É na esperança que firmamos nossos propósitos, mas como uma espécie de carta que lançamos ao mar na secreta expectativa de que ela jamais seja encontrada. O fato de escrevê-la já contém a resposta. Às vezes parecemos aquele menino mimado que atazana a vida dos pais para ter o mesmo brinquedo do colega de aula. Esse brinquedo que se tornará irrelevante assim que estiver em suas mãos. O mais bonito é sempre o inalcançado. Amorosa espera que regula o ritmo do coração e o põe em disparada. Eterna busca pelo doce trancado na vitrine da confeitaria.
Uma pista para entender isso. Quando obtemos algo, quase imediatamente passamos a descuidar do que antes nos dava a sensação de ser tudo o que precisávamos. Deixamos lá, atirado num canto, esquecido como uma vassoura de cerdas gastas. Amores terminam assim, amizades idem. Como admirar o que está (e pensamos, erradamente, sempre estará) ao alcance de nossas mãos? Quando a morte interrompe essa pretensão tão humana, saímos pelas ruas ganindo como um cão açoitado pelo passante insensível. Perder, ganhar, saber como tudo é frágil. Consciência relâmpago que não apaga o nosso andar rumo a tantas insatisfações. Talvez seja bom pensar um pouco antes de pedir algo. Os deuses, desejosos de se divertir com nossa trôpega ansiedade, podem nos conceder o que mais queremos.
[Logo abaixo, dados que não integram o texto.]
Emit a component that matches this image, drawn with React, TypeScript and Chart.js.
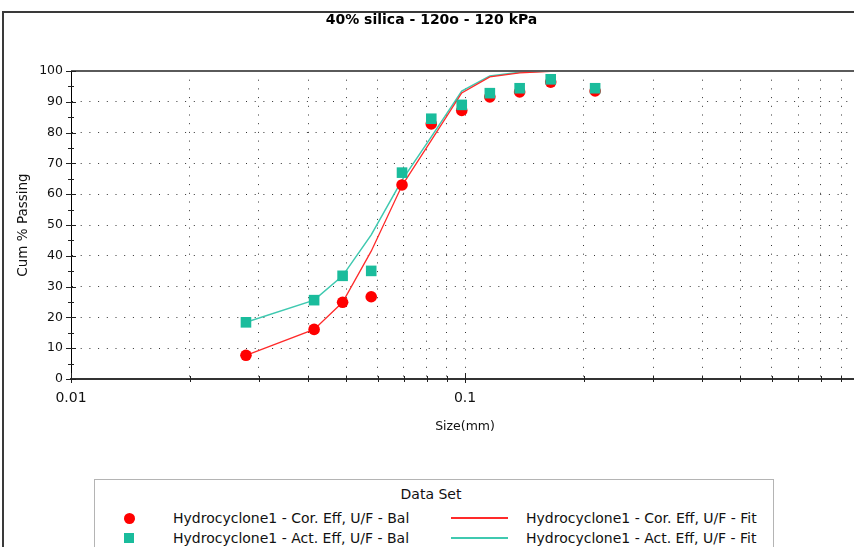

Portanto, reflita duas vezes antes de percorrer as contas do seu rosário particular. Não peça só para alcançar, mas a renovação do desejo também. Não nos dizem os especialistas que a depressão costuma ser quase sempre a falta de vontade em continuar querendo, a paralisia diante do espetáculo do mundo? Olhar, olhar e se sentir imensamente enfastiado, com o rosto virado para o lado, afundando-o no travesseiro – tal é a nossa condição no mais das vezes.
São de Santa Teresa essas lúcidas palavras: “Mais lágrimas são derramadas por súplicas atendidas do que pelas não atendidas.”
Suplique menos, portanto. Alguém pode ouvir e atendê-lo.